DJ Les Adams, regarded as one of the UK’s mixing pioneers, died suddenly last Monday of a heart attack – he was 63.
Les started out back in 1979 and cited his main influence as Greg James, who was acknowledged as the first proper mixing DJ in the UK – the Argentinian-born American from Pennsylvania was a friend of Richie Kaczor, resident at New York’s Studio 54, and had headed over to the UK in 1978 to take the residency at London’s Embassy club (he’d later work at The Warehouse in Leeds before opening his own DJ suppliers, Spin-Offs, in London’s Hammersmith). James offered guidance to Les in terms of both mixing technique and DJ equipment.
First making his mark as resident at London club ‘Regines’ (he also guested at their Paris and New York venues), in 1983 he sent a demo mix to the then fledgling Disco Mix Club (which would later birth Mixmag and DMC), founded by legendary radio presenter Tony Prince, best-known as Radio Luxembourg’s ‘Royal Ruler’. Prince invited Les to join his team of ‘megamixers’, which would also include Alan Coulthard, Peter Römer, Sweden’s Sanny X, Chad Jackson, Dave Seaman and Paul Dakeyne, producing mixes for DMC’s cassette (and later vinyl) subscription services, and becoming known as Les ‘The Mixdoctor’ Adams in the process. He’d also run DMC’s beat mixing school, and would later lecture in DJ skills and DJ technology at the Academy of Contemporary Music in Guildford.
His first remix was an update of the 1980 Brothers Johnson classic ‘Stomp!’ for A&M in 1985, with his greatest remix success coming in 1989 when ‘This Is Acid (A New Dance Craze)’ by Maurice topped the US Dance chart. Having set up his home studio he also launched his own recording project, L.A. Mix, alongside his wife Emma Freilich and musician Mike Stevens (later Take That’s musical director), highlighting his Pop / Dance sensibility. The trio signed to A&M, for whom 2 albums were released with 4 top 50 singles resulting – 1987s ‘Don’t Stop (Jammin)’ (#47), ‘88s ‘Check This Out’ (#6), ‘89s ‘Get Loose’ (#25) and 1990s ‘Coming Back For More’ (#50).

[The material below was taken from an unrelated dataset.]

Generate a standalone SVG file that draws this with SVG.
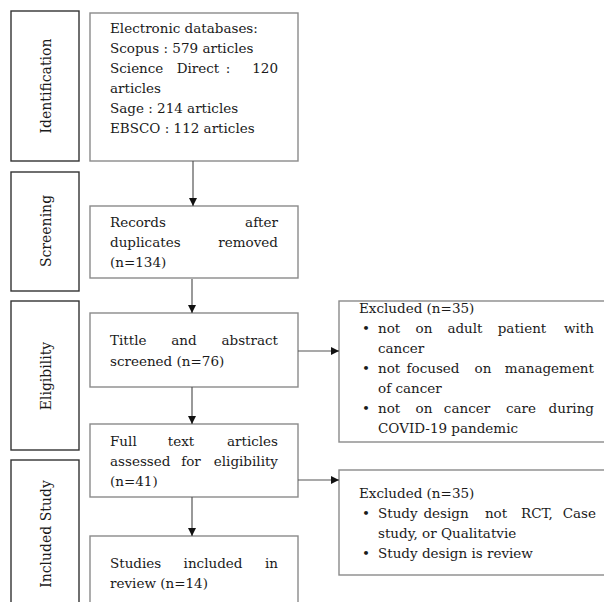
<svg xmlns="http://www.w3.org/2000/svg" width="604" height="602" viewBox="0 0 604 602">
<style>
text{font-family:"DejaVu Serif","Liberation Serif",serif;font-size:13.5px;fill:#1a1a1a}
.stage{fill:#fff;stroke:#333;stroke-width:1.4}
.box{fill:#fff;stroke:#8a8a8a;stroke-width:1.4}
.lbl{text-anchor:middle;font-size:14px}
.m{text-anchor:middle}
.e{text-anchor:end}
.conn{stroke:#555;stroke-width:1.2;fill:none}
</style>
<defs>
<marker id="ah" viewBox="0 0 10 10" refX="10" refY="5" markerWidth="8" markerHeight="8" markerUnits="userSpaceOnUse" orient="auto">
<path d="M0,0 L10,5 L0,10 Z" fill="#111"/>
</marker>
</defs>
<rect width="604" height="602" fill="#fff"/>
<g id="stage-identification">
<rect class="stage" x="11" y="11" width="68" height="150"/>
<text class="lbl" transform="translate(51,86) rotate(-90)">Identification</text>
</g>
<g id="stage-screening">
<rect class="stage" x="11" y="172" width="68" height="119"/>
<text class="lbl" transform="translate(51,231) rotate(-90)">Screening</text>
</g>
<g id="stage-eligibility">
<rect class="stage" x="11" y="301" width="68" height="149"/>
<text class="lbl" transform="translate(51,376) rotate(-90)">Eligibility</text>
</g>
<g id="stage-included">
<rect class="stage" x="11" y="460" width="68" height="160"/>
<text class="lbl" transform="translate(51,534) rotate(-90)">Included Study</text>
</g>
<g id="n-databases">
<rect class="box" x="90" y="13" width="208" height="148"/>
<text x="110" y="33">Electronic databases:</text>
<text x="110" y="53">Scopus : 579 articles</text>
<text x="110" y="73">Science</text><text class="m" x="198" y="73">Direct</text><text class="m" x="228" y="73">:</text><text class="e" x="278" y="73">120</text>
<text x="110" y="93">articles</text>
<text x="110" y="113">Sage : 214 articles</text>
<text x="110" y="133">EBSCO : 112 articles</text>
</g>
<g id="n-records">
<rect class="box" x="90" y="206" width="208" height="72"/>
<text x="110" y="227">Records</text><text class="e" x="278" y="227">after</text>
<text x="110" y="247">duplicates</text><text class="e" x="278" y="247">removed</text>
<text x="110" y="267">(n=134)</text>
</g>
<g id="n-title">
<rect class="box" x="90" y="313" width="208" height="74"/>
<text x="110" y="345">Tittle</text><text class="m" x="184" y="345">and</text><text class="e" x="278" y="345">abstract</text>
<text x="110" y="366">screened (n=76)</text>
</g>
<g id="n-fulltext">
<rect class="box" x="90" y="424" width="208" height="73"/>
<text x="110" y="446">Full</text><text class="m" x="181" y="446">text</text><text class="e" x="278" y="446">articles</text>
<text x="110" y="466">assessed</text><text class="m" x="191" y="466">for</text><text class="e" x="278" y="466">eligibility</text>
<text x="110" y="486">(n=41)</text>
</g>
<g id="n-included">
<rect class="box" x="90" y="536" width="208" height="80"/>
<text x="110" y="568">Studies</text><text class="m" x="213" y="568">included</text><text class="e" x="278" y="568">in</text>
<text x="110" y="588">review (n=14)</text>
</g>
<g id="n-excluded1">
<rect class="box" x="339" y="301" width="280" height="141"/>
<text x="359" y="313">Excluded (n=35)</text>
<text x="362" y="333">•</text>
<text x="378" y="333">not</text><text class="m" x="424" y="333">on</text><text class="m" x="465" y="333">adult</text><text class="m" x="522" y="333">patient</text><text class="e" x="594" y="333">with</text>
<text x="378" y="353">cancer</text>
<text x="362" y="373">•</text>
<text x="378" y="373">not</text><text class="m" x="433" y="373">focused</text><text class="m" x="483" y="373">on</text><text class="e" x="594" y="373">management</text>
<text x="378" y="393">of cancer</text>
<text x="362" y="413">•</text>
<text x="378" y="413">not</text><text class="m" x="424" y="413">on</text><text class="m" x="467" y="413">cancer</text><text class="m" x="521" y="413">care</text><text class="e" x="594" y="413">during</text>
<text x="378" y="433">COVID-19 pandemic</text>
</g>
<g id="n-excluded2">
<rect class="box" x="339" y="470" width="280" height="105"/>
<text x="359" y="498">Excluded (n=35)</text>
<text x="362" y="518">•</text>
<text x="378" y="518">Study</text><text class="m" x="446" y="518">design</text><text class="m" x="496" y="518">not</text><text class="m" x="537" y="518">RCT,</text><text class="e" x="596" y="518">Case</text>
<text x="378" y="538">study, or Qualitatvie</text>
<text x="362" y="558">•</text>
<text x="378" y="558">Study design is review</text>
</g>
<g id="connectors">
<line class="conn" x1="193" y1="161" x2="193" y2="206" marker-end="url(#ah)"/>
<line class="conn" x1="192" y1="279" x2="192" y2="313" marker-end="url(#ah)"/>
<line class="conn" x1="192" y1="387" x2="192" y2="424" marker-end="url(#ah)"/>
<line class="conn" x1="192" y1="497" x2="192" y2="536" marker-end="url(#ah)"/>
<line class="conn" x1="298" y1="351" x2="339" y2="351" marker-end="url(#ah)"/>
<line class="conn" x1="298" y1="480" x2="339" y2="480" marker-end="url(#ah)"/>
</g>
</svg>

Losing his mojo for mixing / recording in the ‘90s, Les focused on his other great passion, radio, working as both presenter and producer throughout his subsequent career. During the late-‘80s / early-‘90s he teamed up with his good friend, the Record Mirror Disco / Dance columnist and a seminal figure in the evolution of UK dance culture, James Hamilton, for Capital Radio’s ‘Capital House Party’, best-remembered for its New Year mixes. A number of these shows are now archived at Mixcloud:
The duo would move to Radio 1 for a short period before James’ death in 1996. During recent times I’ve exchanged emails with Les checking details about James for pieces that I’ve written in an effort to help shine a greater light on his formidable legacy.
It was as a result of these exchanges that I became aware that Les had health issues – in his last email to me, a couple of years ago following my piece about James for the Discotheque Archives series in DJ Magazine, he recalled of his late friend and collaborator, whilst also musing on his own mortality; ‘It is strange how his name and what he did for black music and mixing has been forgotten by all but a few of us. He was a great man and a good friend and I miss him to this day. My health has not been good of late and the grim reaper has had a few tries, but he hasn’t won yet!’
Only a couple of months ago I found myself listening to Les’ ‘Dancefloor Classics’ show on Solar Radio. He sounded in great form, so the news of his passing came unexpectedly, despite the knowledge that he’d been struggling when we were last in contact.
Apart from being on Solar, who he’d originally presented a mix show for back in their mid-‘80s pirate radio days (he re-joined when the station went official in 1998), Les was also a feature of UDJ Radio (United DJs) co-founded by DMC mainman Tony Prince. He’d also previously appeared on Radio Jackie.